Nama Agus Harimurti Yudhoyono (AHY) dalam beberapa tahun terakhir kerap menjadi perbincangan di tengah masyarakat khusus nya di kalangan akademisi dan kaum milenial. Sejak pensiun dari militer pada tahun 2016 silam, popularitas AHY sebagai tokoh nasional perlahan tapi pasti terus bergerak naik.
Berawal dari keikutsertaan nya dalam kontestasi Pilkada DKI Jakarta 2016 sebagai calon gubernur, nama AHY mulai diperhitungkan dalam jagat politik nasional. Sebut saja ketika dirinya menjadi rising star dalam bursa calon presiden dan calon wakil presiden dalam perhelatan pemilihan presiden 2019. AHY sebagai figur yang baru muncul di dunia politik kurang dari 3 tahun nyatanya mampu menjadi salah satu figur dengan elektabilitas tertinggi.

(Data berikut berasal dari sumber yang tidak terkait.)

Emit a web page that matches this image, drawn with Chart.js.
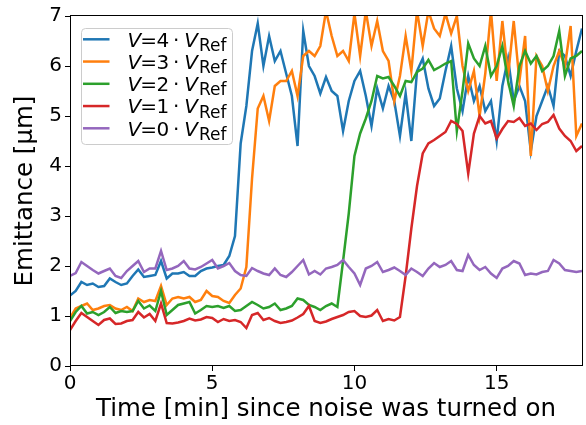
<!DOCTYPE html>
<html>
<head>
<meta charset="utf-8">
<script src="https://cdn.jsdelivr.net/npm/chart.js@4.4.1/dist/chart.umd.min.js"></script>
<style>
  body { margin: 0; background: #fff; }
  canvas { display: block; }
</style>
</head>
<body>
<canvas id="myChart" width="586" height="425"></canvas>
<script>
// time in minutes
const times = [0,0.2,0.4,0.6,0.8,1,1.2,1.4,1.6,1.8,
  2,2.2,2.4,2.6,2.8,3,3.2,3.4,3.6,3.8,
  4,4.2,4.4,4.6,4.8,5,5.2,5.4,5.6,5.8,
  6,6.2,6.4,6.6,6.8,7,7.2,7.4,7.6,7.8,
  8,8.2,8.4,8.6,8.8,9,9.2,9.4,9.6,9.8,
  10,10.2,10.4,10.6,10.8,11,11.2,11.4,11.6,11.8,
  12,12.2,12.4,12.6,12.8,13,13.2,13.4,13.6,13.8,
  14,14.2,14.4,14.6,14.8,15,15.2,15.4,15.6,15.8,
  16,16.2,16.4,16.6,16.8,17,17.2,17.4,17.6,17.8,
  18];

// emittance [um] per voltage
const v4 = [1.41,1.5,1.68,1.62,1.65,1.58,1.6,1.75,1.68,1.62,
  1.65,1.8,1.93,1.78,1.8,1.82,2.1,1.75,1.85,1.85,
  1.88,1.8,1.8,1.9,1.95,1.97,2.0,2.02,2.2,2.6,
  4.45,5.2,6.3,6.85,6.0,6.6,6.1,6.3,5.85,5.4,
  4.4,6.7,6.0,5.8,5.45,5.78,5.5,5.4,4.7,5.3,
  5.7,5.9,5.4,4.8,5.55,5.15,5.6,5.3,4.6,5.45,
  4.5,5.9,6.15,5.55,5.2,5.35,5.9,6.4,5.55,5.1,
  5.8,5.3,5.6,5.1,5.3,4.5,5.6,6.15,5.3,5.6,
  5.3,4.3,5.0,5.3,5.6,5.2,6.3,6.2,5.8,6.3,
  6.75];
const v3 = [0.96,1.15,1.2,1.25,1.12,1.15,1.2,1.22,1.15,1.12,
  1.18,1.1,1.35,1.28,1.32,1.3,1.6,1.22,1.35,1.38,
  1.35,1.38,1.28,1.32,1.5,1.4,1.38,1.3,1.26,1.42,
  1.55,1.98,3.75,5.15,5.4,4.9,5.6,5.7,5.7,5.9,
  5.4,6.2,6.3,6.2,6.4,7.1,6.6,6.2,6.3,6.1,
  7.05,6.2,7.1,6.4,6.9,6.3,6.1,5.3,5.8,6.6,
  5.9,7.1,6.4,7.1,6.75,6.6,7.05,6.65,7.0,6.0,
  5.5,5.9,5.0,5.85,7.1,5.7,6.9,5.8,6.9,5.7,
  6.6,4.2,6.2,6.0,5.5,6.0,6.3,6.0,6.8,4.6,
  4.85];
const v2 = [0.9,1.08,1.2,1.05,1.08,1.02,1.08,1.18,1.06,1.1,
  1.08,1.1,1.3,1.15,1.21,1.1,1.5,1.02,1.12,1.22,
  1.25,1.28,1.05,1.12,1.2,1.18,1.2,1.16,1.2,1.1,
  1.12,1.2,1.28,1.22,1.15,1.18,1.25,1.12,1.15,1.2,
  1.35,1.32,1.22,1.18,1.12,1.2,1.25,1.18,2.1,3.05,
  4.2,4.65,4.95,5.3,5.8,5.75,5.78,5.6,5.4,5.7,
  5.68,5.88,5.95,6.12,5.92,5.98,6.05,6.1,4.7,5.5,
  6.45,6.15,6.0,6.4,5.8,6.0,6.4,5.7,5.2,6.0,
  6.3,6.05,6.2,5.9,6.0,6.2,6.7,5.8,6.15,6.2,
  6.3];
const v1 = [0.72,0.9,1.06,0.98,0.9,0.82,0.92,0.95,0.84,0.85,
  0.9,0.92,1.08,0.97,1.04,0.9,1.25,0.86,0.85,0.87,
  0.9,0.95,0.91,0.93,0.98,0.96,0.88,0.94,0.9,0.92,
  0.88,0.76,1.02,1.06,0.92,0.96,0.9,0.86,0.88,0.91,
  0.97,1.04,1.2,0.9,0.86,0.89,0.94,0.98,1.02,1.08,
  1.1,1.0,0.98,1.01,1.12,0.9,0.94,0.91,0.98,1.8,
  2.75,3.6,4.25,4.45,4.52,4.6,4.68,4.9,4.84,4.7,
  3.85,4.65,5.0,4.85,4.9,4.55,4.74,4.9,4.88,4.96,
  4.8,4.85,4.72,4.84,4.88,5.02,4.75,4.6,4.5,4.3,
  4.4];
const v0 = [1.8,1.86,2.08,2.0,1.92,1.85,1.9,1.95,1.8,1.76,
  1.9,2.0,2.1,1.88,1.95,1.95,2.3,1.92,1.95,2.0,
  2.1,1.95,1.93,1.98,2.05,2.12,1.95,2.0,2.06,1.9,
  1.82,1.8,1.96,1.9,1.85,1.82,1.95,1.82,1.78,1.88,
  2.0,2.12,1.83,1.9,1.83,1.95,1.98,2.02,2.12,1.98,
  1.85,1.62,1.95,2.0,2.08,1.88,1.92,1.97,1.9,1.82,
  1.95,1.88,1.8,1.95,2.06,1.98,2.02,2.1,1.92,1.9,
  2.22,2.02,1.92,1.98,1.85,1.76,1.95,2.0,2.1,2.05,
  1.82,1.85,1.83,1.88,1.9,2.12,2.05,1.92,1.9,1.88,
  1.9];

const tickX = [0, 5, 10, 15];
const tickY = [0, 1, 2, 3, 4, 5, 6, 7];
const factors = ['4', '3', '2', '1', '0'];
const series = [v4, v3, v2, v1, v0];
const colors = ['#1f77b4', '#ff7f0e', '#2ca02c', '#d62728', '#9467bd'];

Chart.defaults.font.family = "'DejaVu Sans', sans-serif";
Chart.defaults.color = '#000';

function pts(vals) {
  return vals.map((v, i) => ({ x: times[i], y: v }));
}

// box around the axes (matplotlib spines)
const frame = {
  id: 'frame',
  afterDraw(chart) {
    const { ctx, chartArea: a } = chart;
    ctx.save();
    ctx.strokeStyle = '#000';
    ctx.lineWidth = 1;
    ctx.strokeRect(a.left + 0.5, a.top - 0.5, a.right - a.left, a.bottom - a.top);
    ctx.restore();
  }
};

// legend with V = n · V_Ref
const mathLegend = {
  id: 'mathLegend',
  afterDraw(chart) {
    const c = chart.ctx;
    c.save();
    c.beginPath();
    c.roundRect(81.5, 28.5, 151, 116, 4);
    c.fillStyle = 'rgba(255,255,255,0.8)';
    c.fill();
    c.strokeStyle = '#cccccc';
    c.lineWidth = 1;
    c.stroke();

    factors.forEach((f, i) => {
      const y = 39.3 + i * 22.25;
      c.beginPath();
      c.moveTo(83, y);
      c.lineTo(109.5, y);
      c.strokeStyle = colors[i];
      c.lineWidth = 2.5;
      c.stroke();

      c.fillStyle = '#000';
      c.textBaseline = 'alphabetic';
      c.textAlign = 'left';
      const base = y + 7.4;
      c.font = "oblique 20px 'DejaVu Sans'";
      c.fillText('V', 127.5, base);
      c.font = "20px 'DejaVu Sans'";
      c.fillText('=', 140.2, base);
      c.fillText(f, 156.4, base);
      c.fillText('\u00b7', 173, base);
      c.font = "oblique 20px 'DejaVu Sans'";
      c.fillText('V', 184.2, base);
      c.font = "17px 'DejaVu Sans'";
      c.fillText('Ref', 199, y + 11.5);
    });
    c.restore();
  }
};

const ctx = document.getElementById('myChart');

new Chart(ctx, {
  type: 'line',
  data: {
    datasets: series.map((s, i) => ({
      label: 'V=' + factors[i] + '·V_Ref',
      data: pts(s),
      borderColor: colors[i],
      borderWidth: 2.5,
      pointRadius: 0,
      tension: 0,
      fill: false,
      clip: 0,
      order: 4 - i
    }))
  },
  options: {
    responsive: false,
    animation: false,
    layout: { padding: { top: 16, right: 4, left: 0, bottom: 0 } },
    plugins: {
      legend: { display: false },
      tooltip: { enabled: false }
    },
    scales: {
      x: {
        type: 'linear',
        min: 0,
        max: 18,
        afterBuildTicks: s => { s.ticks = tickX.map(v => ({ value: v })); },
        afterFit: s => { s.height = 59; },
        ticks: { font: { size: 20 }, color: '#000', autoSkip: false, maxRotation: 0, padding: 1 },
        grid: { drawOnChartArea: false, color: '#000', tickLength: 5 },
        border: { display: false },
        title: {
          display: true,
          text: 'Time [min] since noise was turned on',
          font: { size: 24.5 },
          color: '#000',
          padding: { top: 0, bottom: 1 }
        }
      },
      y: {
        min: 0,
        max: 7,
        afterBuildTicks: s => { s.ticks = tickY.map(v => ({ value: v })); },
        afterFit: s => { s.width = 70; },
        ticks: { font: { size: 20 }, color: '#000', autoSkip: false, padding: 3 },
        grid: { drawOnChartArea: false, color: '#000', tickLength: 5 },
        border: { display: false },
        title: {
          display: true,
          text: 'Emittance [μm]',
          font: { size: 24.5 },
          color: '#000',
          padding: { top: 11, bottom: 0 }
        }
      }
    }
  },
  plugins: [frame, mathLegend]
});
</script>
</body>
</html>
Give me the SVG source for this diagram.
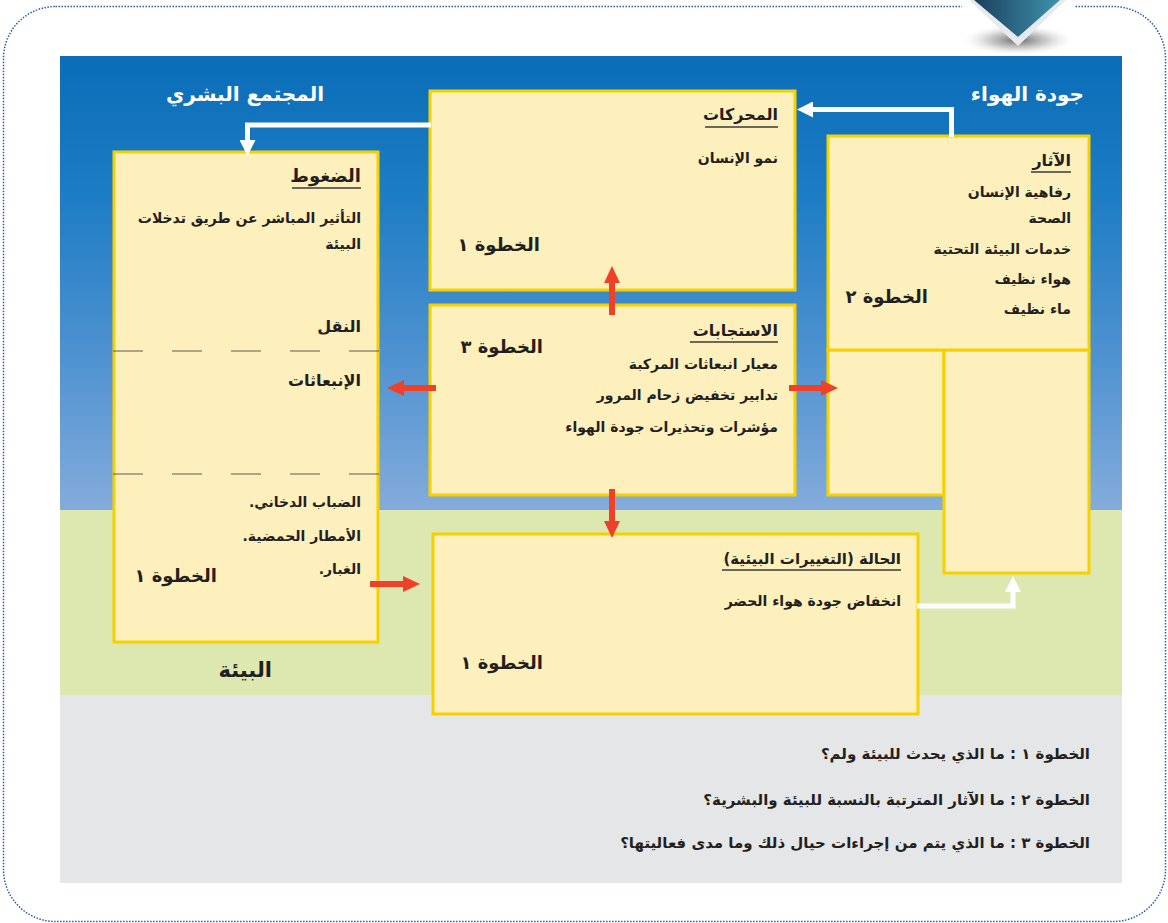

Hampir semua lembaga survei menempatkan AHY dalam top 3 kandidat calon presiden terkuat di bawah Joko Widodo dan Prabowo Subianto. Dalam bursa calon wakil presiden, tidak sedikit pula lembaga survey yang menempatkan AHY sebagai calon wakil presiden dengan elektabilitas tertinggi, mengalahkan tokoh-tokoh yang lebih senior dalam dunia politik nasional seperti Anies Baswedan (Gubernur DKI Jakarta), Sandiaga Uno (Wakil Gubernur DKI Jakarta), Ridwan Kamil (Gubernur Jawa Barat), Ganjar Pranowo (Gubernur Jawa Tengah) hingga mantan Panglima TNI Gatot Nurmantyo.
Baru-baru ini, nama AHY kembali mencuri perhatian ketika dirinya terpilih secara aklamasi menjadi Ketua Umum Partai Demokrat, menggantikan sang ayah Susilo Bambang Yudhoyono (SBY). Ya, semua pengurus dan kader Partai Demokrat yang memiliki hak suara mempercayakan tongkat estafet kepemimpinan partai berlogo mercy tersebut kepada AHY.
Lantas, apa yang membuat seorang AHY dapat meraih itu semua dalam waktu yang sangat singkat?
Mungkin sebagian orang akan menjawab karena AHY adalah putra dari SBY, presiden 2 periode yang juga pendiri dan ketua umum Partai Demokrat.
Bagi saya, rasanya kurang tepat jika kita mengaitkan keberhasilan AHY tersebut dengan jawaban seperti itu. Jika memang hal tersebut benar, mengapa hanya AHY anak presiden dan ketua umum partai politik yang memiliki elektabilitas tinggi sebagai kandidat calon presiden dan wakil presiden serta dipilih secara aklamasi sebagai ketua umum partai?
Sejak menjadi staff beliau pada 2016 silam hingga sekarang, saya melihat ada nilai dalam diri AHY yang membuatnya bisa meraih semua itu, yaitu karakternya sebagai seorang pekerja keras.
Saya masih ingat betul ketika kampanye pilkada 2016 silam, saat itu AHY setiap hari melakukan gerilya lapangan ke berbagai pelosok pemukiman padat penduduk di seluruh Jakarta. Dalam 1 hari, AHY bisa mendatangi 4-6 titik pemukiman untuk bertemu langsung, mendengarkan keluh kesah dan menyampaikan program kerja nya sebagai calon gubernur DKI.
Perlu diketahui, saat kampanye gerilya itu, teknis kegiatan bukan lah seperti kampanye pada umum nya dimana sang calon datang ke satu titik acara. Akan tetapi, betul-betul datang ke kampung-kampung, gang sempit yang bahkan terlalu sempit untuk dilalui 2 sepeda motor. Menurut perhitungan saya, dalam 1 titik yang dikunjungi AHY saat itu minimal dia berjalan kaki sejauh 1,5 -- 2 km. Tidak sekedar berjalan kaki, tapi beliau bertemu langsung dengan rakyat, mendengarkan keluh kesah mereka, membaur tanpa batas. Panas terik dan hujan badai tidak menghentikan langkah beliau dalam melayani rakyat saat itu.
Dalam 4 bulan masa kampanye itu, berjalan kaki 6 -- 15 km dan melayani keluh kesah 4.000-6.000 orang rakyat kecil merupakan rutinitas sehari-hari bagi seorang AHY. Hal itu belum termasuk rapat pembahasan program kerja, evaluasi kegiatan, menerima audiensi dari komunitas dan ormas dll setiap malam sampai larut. Working hour seorang AHY saat itu rata-rata di kisaran 14-18 jam per hari.